At the start of its sixth year, the Obama administration runs the risk of remaining intellectually stuck, cleaning up the inheritance of the Bush years. Yet major global changes, including the rise of other powers and widespread social protests for dignity, require a forward-looking moral framework for U.S. engagement. A clearer vision is necessary to rally public support and votes in Congress for key agenda items, such as a possible nuclear deal with Iran and proposed future trade deals with Europe and Asia. It is important for Obama to do this because Republicans are sharply divided on foreign policy and Obama’s own party looks for him to lead.
The administration’s planned release this year of a new national security strategy offers a chance to make a clearer argument for global engagement with three core elements.
First, it must make a case for how its global economic agenda, including proposed trade agreements with Asia and Europe, would benefit Americans and expand growth while meeting the president’s aspirations of reducing domestic inequality.
Second, it must demonstrate how the government will keep Americans safe while protecting our core values.
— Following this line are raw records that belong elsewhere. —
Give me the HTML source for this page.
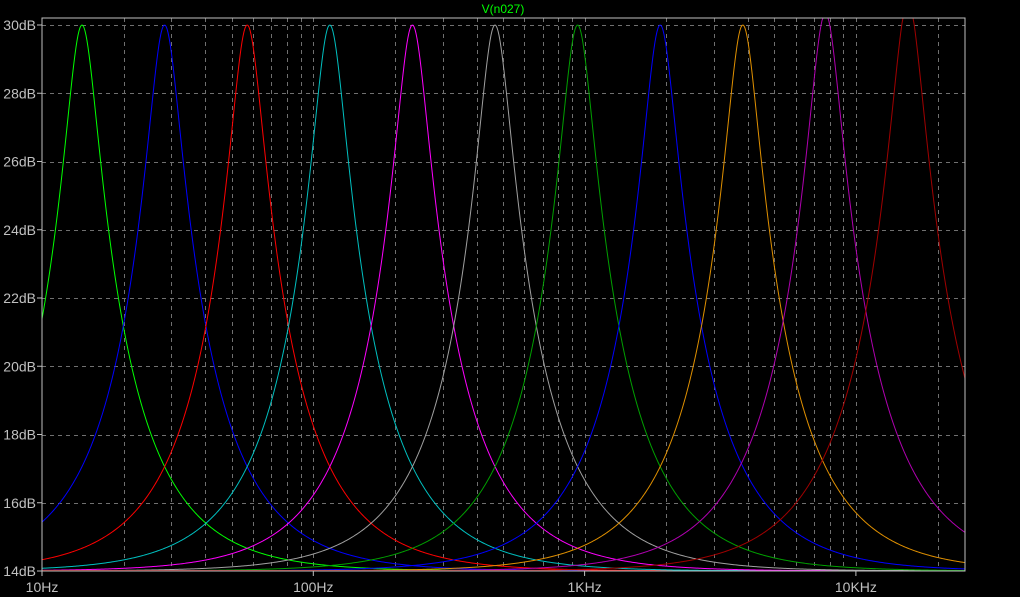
<!DOCTYPE html>
<html><head><meta charset="utf-8"><style>
html,body{margin:0;padding:0;background:#000;}
svg{display:block;}
text{font-family:"Liberation Sans",sans-serif;font-size:14px;fill:#c0c0c0;}
</style></head><body>
<svg id="s" width="1020" height="597" xmlns="http://www.w3.org/2000/svg">
<rect width="1020" height="597" fill="#000"/>
<g id="grid"></g>
<g id="curves"></g>
<rect x="42" y="18" width="923" height="553" fill="none" stroke="#c0c0c0" stroke-width="1"/>
<text x="503" y="13" text-anchor="middle" style="fill:#00ff00;font-size:12px">V(n027)</text>
<g id="lab"></g>
</svg>
<script>
const X0=42,X1=965,DEC=271.3,Ytop=25,Ybot=571;
const yOf=db=>Ybot-(db-14)*(Ybot-Ytop)/16;
const xOf=f=>X0+Math.log10(f/10)*DEC;
const NS="http://www.w3.org/2000/svg";
function el(p,t,a,txt){const e=document.createElementNS(NS,t);for(const k in a)e.setAttribute(k,a[k]);if(txt)e.textContent=txt;document.getElementById(p).appendChild(e);}
for(let d=10;d<=10000;d*=10)for(let m=1;m<10;m++){const x=Math.round(xOf(d*m))+0.5;if(x>X1)continue;if(x<=X0+1)continue;el("grid","line",{x1:x,x2:x,y1:18,y2:571,stroke:"#707070","stroke-dasharray":"4,4"});}
for(let db=16;db<=30;db+=2){const y=Math.round(yOf(db))+0.5;el("grid","line",{x1:42,x2:965,y1:y,y2:y,stroke:"#707070","stroke-dasharray":"4,4"});}
for(let db=14;db<=30;db+=2){const y=yOf(db);el("lab","line",{x1:37,x2:42,y1:y,y2:y,stroke:"#c0c0c0"});el("lab","text",{x:36,y:y+5,"text-anchor":"end"},db+"dB");}
[["10Hz",10],["100Hz",100],["1KHz",1000],["10KHz",10000]].forEach(([t,f])=>{const x=xOf(f);el("lab","line",{x1:x,x2:x,y1:571,y2:576,stroke:"#c0c0c0"});el("lab","text",{x:x,y:592,"text-anchor":"middle"},t);});
const cols=["#00ff00","#0000ff","#ff0000","#00c0c0","#ff00ff","#a0a0a0","#00a000","#0000ff","#e09000","#b000b0","#a00000"];
const Q=4.0;
cols.forEach((c,k)=>{const xp=82+82.6*k;const f0=10*Math.pow(10,(xp-X0)/DEC);
 const pk=30+(k>=9?(k-8)*0.35:0);const K=Math.pow(10,(pk-14)/20)-1;
 let d="";for(let x=X0;x<=X1;x+=1){const f=10*Math.pow(10,(x-X0)/DEC);const u=Q*(f/f0-f0/f);
 const m=Math.sqrt(((1+K)*(1+K)+u*u)/(1+u*u));const db=14+20*Math.log10(m);
 let y=yOf(db);if(y<18)y=18;if(y>570.5)y=570.5;d+=(x===X0?"M":"L")+x+","+y.toFixed(2);}
 el("curves","path",{d:d,fill:"none",stroke:c,"stroke-width":1});});
</script>
</body></html>
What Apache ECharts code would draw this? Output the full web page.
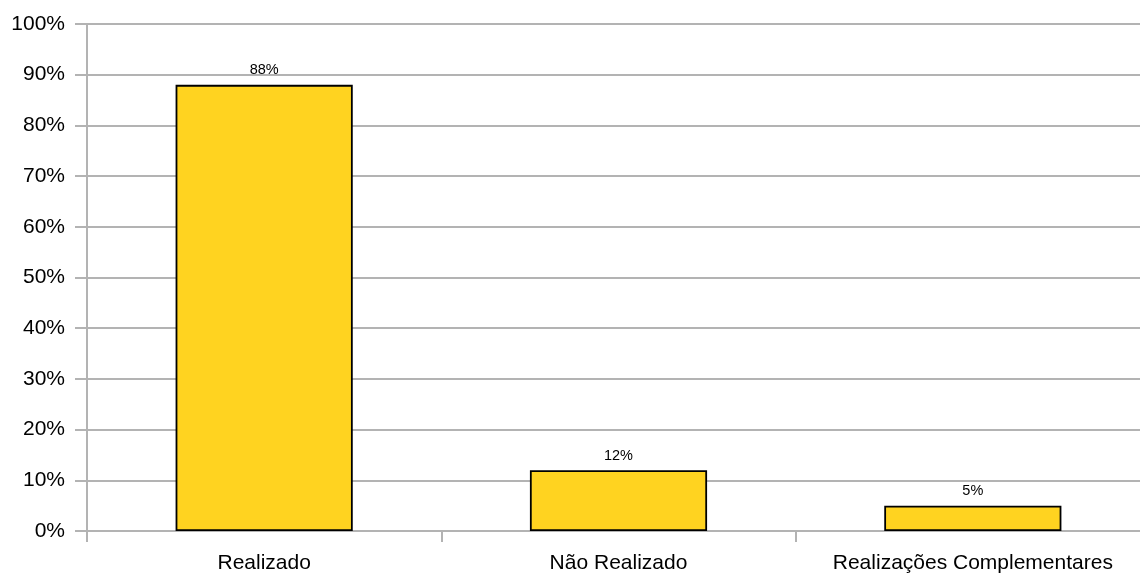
<!DOCTYPE html>
<html>
<head>
<meta charset="utf-8">
<script src="https://cdn.jsdelivr.net/npm/echarts@6/dist/echarts.min.js"></script>
<style>
html, body { margin: 0; padding: 0; overflow: hidden; background: #fff; }
#chart { width: 1150px; height: 578px; }
</style>
</head>
<body>
<div id="chart"></div>
<script>
// categories and values (percent)
var categories = ['Realizado', 'Não Realizado', 'Realizações Complementares'];
var values = [88, 12, 5];
var yTicks = [0, 10, 20, 30, 40, 50, 60, 70, 80, 90, 100];

var gridColor = '#b3b3b3';
var font = '"Liberation Sans", Arial, sans-serif';

var chart = echarts.init(document.getElementById('chart'));
chart.setOption({
	animation: false,
	grid: { left: 87, right: 0, top: 24, bottom: 47 },
	xAxis: {
		type: 'category',
		data: categories,
		axisLine: { lineStyle: { color: gridColor, width: 2 } },
		axisTick: { show: true, interval: 0, length: 11, lineStyle: { color: gridColor, width: 2 } },
		axisLabel: { color: '#000', fontSize: 21, fontFamily: font, margin: 22, interval: 0, hideOverlap: false }
	},
	yAxis: {
		type: 'value',
		min: yTicks[0],
		max: yTicks[yTicks.length - 1],
		interval: 10,
		axisLine: { show: true, lineStyle: { color: gridColor, width: 2 } },
		axisTick: { show: true, length: 12, lineStyle: { color: gridColor, width: 2 } },
		splitLine: { lineStyle: { color: gridColor, width: 2 } },
		axisLabel: {
			color: '#000', fontSize: 21, fontFamily: font, margin: 22,
			formatter: function(v) { return v + '%'; }
		}
	},
	series: [
		{
			type: 'bar',
			data: values,
			barWidth: '50%',
			itemStyle: { color: '#ffd320', borderColor: '#000', borderWidth: 1.8 },
			label: {
				show: true,
				position: 'top',
				distance: 7,
				color: '#000',
				fontSize: 14.5,
				fontFamily: font,
				formatter: function(p) { return p.value + '%'; }
			}
		}
	]
});
</script>
</body>
</html>
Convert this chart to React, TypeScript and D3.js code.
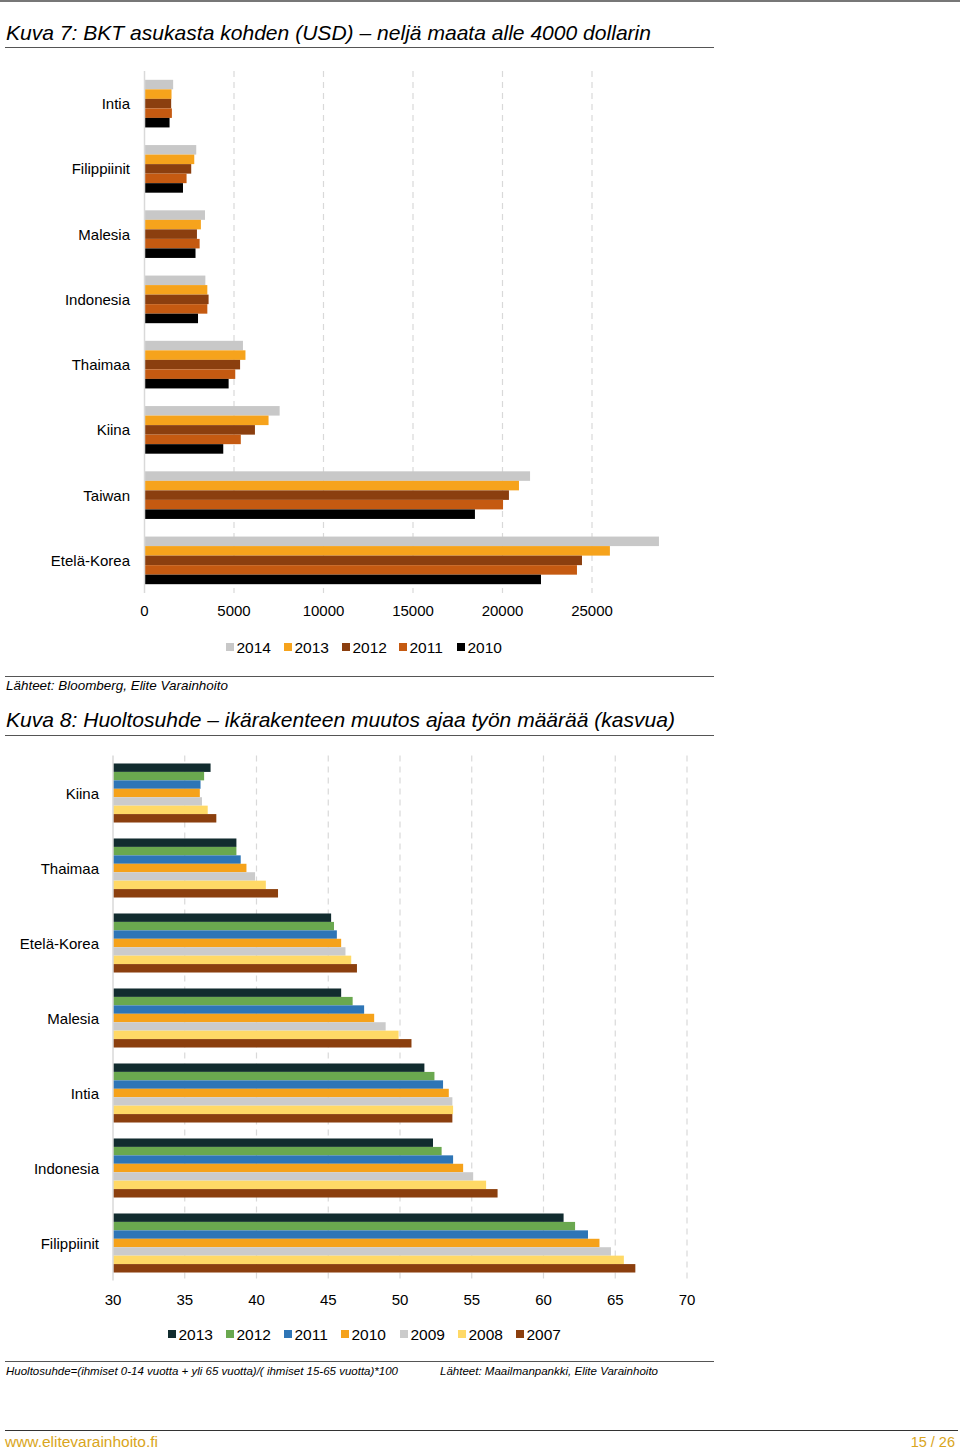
import React from "react";
import * as d3 from "d3";

const gdpCountries = ["Intia", "Filippiinit", "Malesia", "Indonesia", "Thaimaa", "Kiina", "Taiwan", "Etelä-Korea"];
const gdpYears = ["2014", "2013", "2012", "2011", "2010"];
const gdp2014 = [1600, 2890, 3380, 3400, 5500, 7550, 21540, 28740];
const gdp2013 = [1510, 2780, 3150, 3510, 5640, 6930, 20920, 26000];
const gdp2012 = [1490, 2610, 2930, 3580, 5340, 6170, 20360, 24440];
const gdp2011 = [1530, 2350, 3080, 3510, 5070, 5380, 20030, 24160];
const gdp2010 = [1400, 2150, 2850, 2990, 4700, 4400, 18460, 22150];
const gdpColors = ["#c8c8c8", "#f6a31c", "#8b3f0f", "#c55a11", "#000000"];
const gdpTicks = [0, 5000, 10000, 15000, 20000, 25000];

const depCountries = ["Kiina", "Thaimaa", "Etelä-Korea", "Malesia", "Intia", "Indonesia", "Filippiinit"];
const depYears = ["2013", "2012", "2011", "2010", "2009", "2008", "2007"];
const dep2013 = [36.8, 38.6, 45.2, 45.9, 51.7, 52.3, 61.4];
const dep2012 = [36.35, 38.6, 45.4, 46.7, 52.4, 52.9, 62.2];
const dep2011 = [36.1, 38.9, 45.6, 47.5, 53.0, 53.7, 63.1];
const dep2010 = [36.05, 39.3, 45.9, 48.2, 53.4, 54.4, 63.9];
const dep2009 = [36.2, 39.9, 46.2, 49.0, 53.65, 55.1, 64.7];
const dep2008 = [36.6, 40.65, 46.6, 49.9, 53.7, 56.0, 65.6];
const dep2007 = [37.2, 41.5, 47.0, 50.8, 53.65, 56.8, 66.4];
const depColors = ["#122c2f", "#6aa84f", "#2e75b6", "#f5a21b", "#cbcbcb", "#ffd966", "#8b3f0e"];
const depTicks = [30, 35, 40, 45, 50, 55, 60, 65, 70];

const FONT = "'Liberation Sans', Arial, sans-serif";

type ChartProps = {
  cats: string[];
  years: string[];
  series: number[][];
  colors: string[];
  ticks: number[];
  gridTicks: number[];
  domain: [number, number];
  xRange: [number, number];
  yRange: [number, number];
  padIn: number;
  padOut: number;
  labelX: number;
  tickY: number;
  legendY: number;
  legendX: number[];
};

function BarChart(p: ChartProps) {
  const x = d3.scaleLinear().domain(p.domain).range(p.xRange);
  const y = d3.scaleBand<string>().domain(p.cats).range(p.yRange).paddingInner(p.padIn).paddingOuter(p.padOut);
  const inner = d3.scaleBand<string>().domain(p.years).range([0, y.bandwidth()]);
  const [y0, y1] = p.yRange;
  return (
    <g>
      {p.gridTicks.map((t) => (
        <line key={"g" + t} x1={x(t)} x2={x(t)} y1={y0} y2={y1} stroke="#d9d9d9" strokeWidth={1.2} strokeDasharray="6,5" />
      ))}
      {p.cats.map((c, ci) => (
        <g key={c}>
          {p.years.map((yr, si) => (
            <rect
              key={yr}
              x={x(p.domain[0])}
              y={(y(c) as number) + (inner(yr) as number)}
              width={x(p.series[si][ci]) - x(p.domain[0])}
              height={inner.bandwidth()}
              fill={p.colors[si]}
            />
          ))}
          <text x={p.labelX} y={(y(c) as number) + y.bandwidth() / 2} textAnchor="end" dominantBaseline="central" fontSize={15} fontFamily={FONT} fill="#000">
            {c}
          </text>
        </g>
      ))}
      <line x1={x(p.domain[0])} x2={x(p.domain[0])} y1={y0} y2={y1} stroke="#d9d9d9" strokeWidth={1.5} />
      {p.ticks.map((t) => (
        <text key={"t" + t} x={x(t)} y={p.tickY} textAnchor="middle" dominantBaseline="central" fontSize={15} fontFamily={FONT} fill="#000">
          {t}
        </text>
      ))}
      {p.years.map((yr, si) => (
        <g key={"l" + yr}>
          <rect x={p.legendX[si]} y={p.legendY - 4} width={8} height={8} fill={p.colors[si]} />
          <text x={p.legendX[si] + 10.5} y={p.legendY} dominantBaseline="central" fontSize={15.5} fontFamily={FONT} fill="#000">
            {yr}
          </text>
        </g>
      ))}
    </g>
  );
}

export default function App() {
  return (
    <svg width={960} height={1453} style={{ position: "absolute", left: 0, top: 0, background: "#fff" }}>
      <rect x={0} y={0} width={960} height={1453} fill="#fff" />
      <line x1={0} x2={960} y1={1} y2={1} stroke="#777" strokeWidth={2} />

      <text x={6} y={40} fontSize={21} fontStyle="italic" fontFamily={FONT} fill="#000" textLength={645} lengthAdjust="spacingAndGlyphs">
        Kuva 7: BKT asukasta kohden (USD) – neljä maata alle 4000 dollarin
      </text>
      <line x1={5} x2={714} y1={47.5} y2={47.5} stroke="#555" strokeWidth={1} />

      <BarChart
        cats={gdpCountries}
        years={gdpYears}
        series={[gdp2014, gdp2013, gdp2012, gdp2011, gdp2010]}
        colors={gdpColors}
        ticks={gdpTicks}
        gridTicks={gdpTicks.slice(1)}
        domain={[0, 30000]}
        xRange={[144.5, 681.5]}
        yRange={[71, 593]}
        padIn={0.27}
        padOut={0.135}
        labelX={130}
        tickY={610}
        legendY={647}
        legendX={[226, 284, 342, 399, 457]}
      />

      <line x1={5} x2={714} y1={676.5} y2={676.5} stroke="#555" strokeWidth={1} />
      <text x={6} y={689.5} fontSize={13.3} fontStyle="italic" fontFamily={FONT} fill="#000" textLength={222} lengthAdjust="spacingAndGlyphs">
        Lähteet: Bloomberg, Elite Varainhoito
      </text>

      <text x={6} y={727} fontSize={21} fontStyle="italic" fontFamily={FONT} fill="#000" textLength={669} lengthAdjust="spacingAndGlyphs">
        Kuva 8: Huoltosuhde – ikärakenteen muutos ajaa työn määrää (kasvua)
      </text>
      <line x1={5} x2={714} y1={735.5} y2={735.5} stroke="#555" strokeWidth={1} />

      <BarChart
        cats={depCountries}
        years={depYears}
        series={[dep2013, dep2012, dep2011, dep2010, dep2009, dep2008, dep2007]}
        colors={depColors}
        ticks={depTicks}
        gridTicks={depTicks.slice(1)}
        domain={[30, 70]}
        xRange={[113, 687]}
        yRange={[755.5, 1280.5]}
        padIn={0.213}
        padOut={0.1065}
        labelX={99}
        tickY={1299}
        legendY={1334}
        legendX={[168, 226, 284, 341, 400, 458, 516]}
      />

      <line x1={5} x2={714} y1={1361.5} y2={1361.5} stroke="#555" strokeWidth={1} />
      <text x={6} y={1375} fontSize={11.5} fontStyle="italic" fontFamily={FONT} fill="#000" textLength={392} lengthAdjust="spacingAndGlyphs">
        Huoltosuhde=(ihmiset 0-14 vuotta + yli 65 vuotta)/( ihmiset 15-65 vuotta)*100
      </text>
      <text x={440} y={1375} fontSize={11.5} fontStyle="italic" fontFamily={FONT} fill="#000" textLength={218} lengthAdjust="spacingAndGlyphs">
        Lähteet: Maailmanpankki, Elite Varainhoito
      </text>

      <line x1={5} x2={958} y1={1430.5} y2={1430.5} stroke="#333" strokeWidth={1} />
      <text x={5} y={1447} fontSize={14} fontFamily={FONT} fill="#d9a520" textLength={153} lengthAdjust="spacingAndGlyphs">
        www.elitevarainhoito.fi
      </text>
      <text x={955} y={1447} textAnchor="end" fontSize={14.5} fontFamily={FONT} fill="#d9a520">
        15 / 26
      </text>
    </svg>
  );
}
Obama’s record here is mixed: He has brought troops home and kept the homeland safe, but threats from terrorist networks have morphed abroad. The principles Obama has outlined for reining in NSA surveillance and drone strikes must be applied with real actions to rebuild confidence in U.S. leadership.
Third, Obama must tell the world more clearly what we stand for and what costs we are willing to bear to advance the causes of freedom and dignity — and not shy away from the toughest cases. From Ukraine to the Middle East to China, the struggle to advance freedom endures, and many see a growing American reticence to engage on this complicated front. Egypt will present an important test — in the coming weeks, the administration will face calls on whether to certify that Egypt is on a path toward democracy.